>> begin Given material

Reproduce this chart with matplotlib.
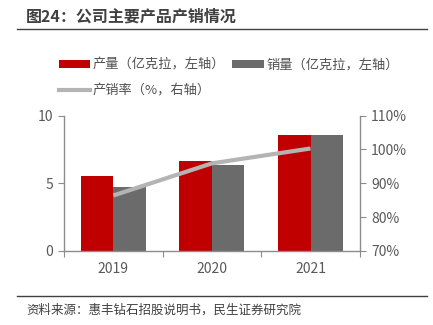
import matplotlib

matplotlib.use("Agg")
import matplotlib.pyplot as plt  # noqa: E402
from matplotlib.lines import Line2D  # noqa: E402
from matplotlib.patches import Patch  # noqa: E402
from matplotlib.ticker import FuncFormatter  # noqa: E402

plt.rcParams["font.family"] = ["Noto Sans CJK SC", "DejaVu Sans"]

YEARS = ["2019", "2020", "2021"]
OUTPUT = [5.52, 6.63, 8.55]      # 产量, 亿克拉
SALES = [4.73, 6.33, 8.60]       # 销量, 亿克拉
SELL_RATE = [86.4, 95.9, 100.3]  # 产销率, %

RED = "#C00000"
DARK_GRAY = "#6B6B6B"
LINE_GRAY = "#B4B4B4"
AXIS_GRAY = "#8C8C8C"
TEXT_GRAY = "#595959"

fig = plt.figure(figsize=(4.33, 3.25), dpi=100)
ax = fig.add_axes([0.148, 0.228, 0.683, 0.416])
ax2 = ax.twinx()

x = list(range(len(YEARS)))
w = 0.33
ax.bar([i - w / 2 for i in x], OUTPUT, width=w, color=RED, zorder=2)
ax.bar([i + w / 2 for i in x], SALES, width=w, color=DARK_GRAY, zorder=2)
ax2.plot(x, SELL_RATE, color=LINE_GRAY, linewidth=3, solid_capstyle="butt")

ax.set_xlim(-0.5, 2.5)
ax.set_ylim(0, 10)
ax.set_yticks([0, 5, 10])
ax2.set_ylim(70, 110)
ax2.set_yticks([70, 80, 90, 100, 110])
ax2.yaxis.set_major_formatter(FuncFormatter(lambda v, _: f"{v:.0f}%"))

# category labels centred, tick marks between categories
ax.set_xticks([-0.5, 0.5, 1.5, 2.5])
ax.set_xticklabels([])
ax.set_xticks(x, minor=True)
ax.set_xticklabels(YEARS, minor=True)
ax.tick_params(axis="x", which="minor", length=0, pad=8)
ax.tick_params(axis="x", which="major", direction="out", length=4, color=AXIS_GRAY)

for a in (ax, ax2):
    a.spines["top"].set_visible(False)
    for side in ("left", "right", "bottom"):
        a.spines[side].set_color(AXIS_GRAY)
        a.spines[side].set_linewidth(1.0)
    a.tick_params(axis="y", direction="out", length=4, color=AXIS_GRAY,
                  labelsize=10, labelcolor=TEXT_GRAY, pad=4)
ax.tick_params(axis="x", which="both", labelsize=10, labelcolor=TEXT_GRAY)
ax.spines["right"].set_visible(False)
ax2.spines["left"].set_visible(False)
ax2.spines["bottom"].set_visible(False)

handles = [
    Patch(facecolor=RED, label="产量（亿克拉，左轴）"),
    Line2D([0], [0], color=LINE_GRAY, linewidth=3, label="产销率（%，右轴）"),
    Patch(facecolor=DARK_GRAY, label="销量（亿克拉，左轴）"),
]
fig.legend(handles=handles, ncol=2, loc="upper left", bbox_to_anchor=(0.12, 0.84),
           frameon=False, fontsize=9.5, labelcolor="#505050", handlelength=2.4,
           handleheight=0.5, handletextpad=0.2, columnspacing=0.5, labelspacing=0.95,
           borderpad=0)

fig.text(0.06, 0.95, "图24：公司主要产品产销情况", fontsize=11.5, fontweight="bold",
         color="#404040", va="center")
fig.add_artist(Line2D([0.04, 0.985], [0.912, 0.912], color="#404040", linewidth=1))
fig.add_artist(Line2D([0.04, 0.985], [0.088, 0.088], color="#404040", linewidth=1))
fig.text(0.06, 0.045, "资料来源：惠丰钻石招股说明书，民生证券研究院", fontsize=9,
         color="#404040", va="center")

fig.savefig("out.png", dpi=100)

>> end Given material

Written exercise:
Give nothing but the count of lines in the listing above that hold the string "matplotlib".

Exercise result:
7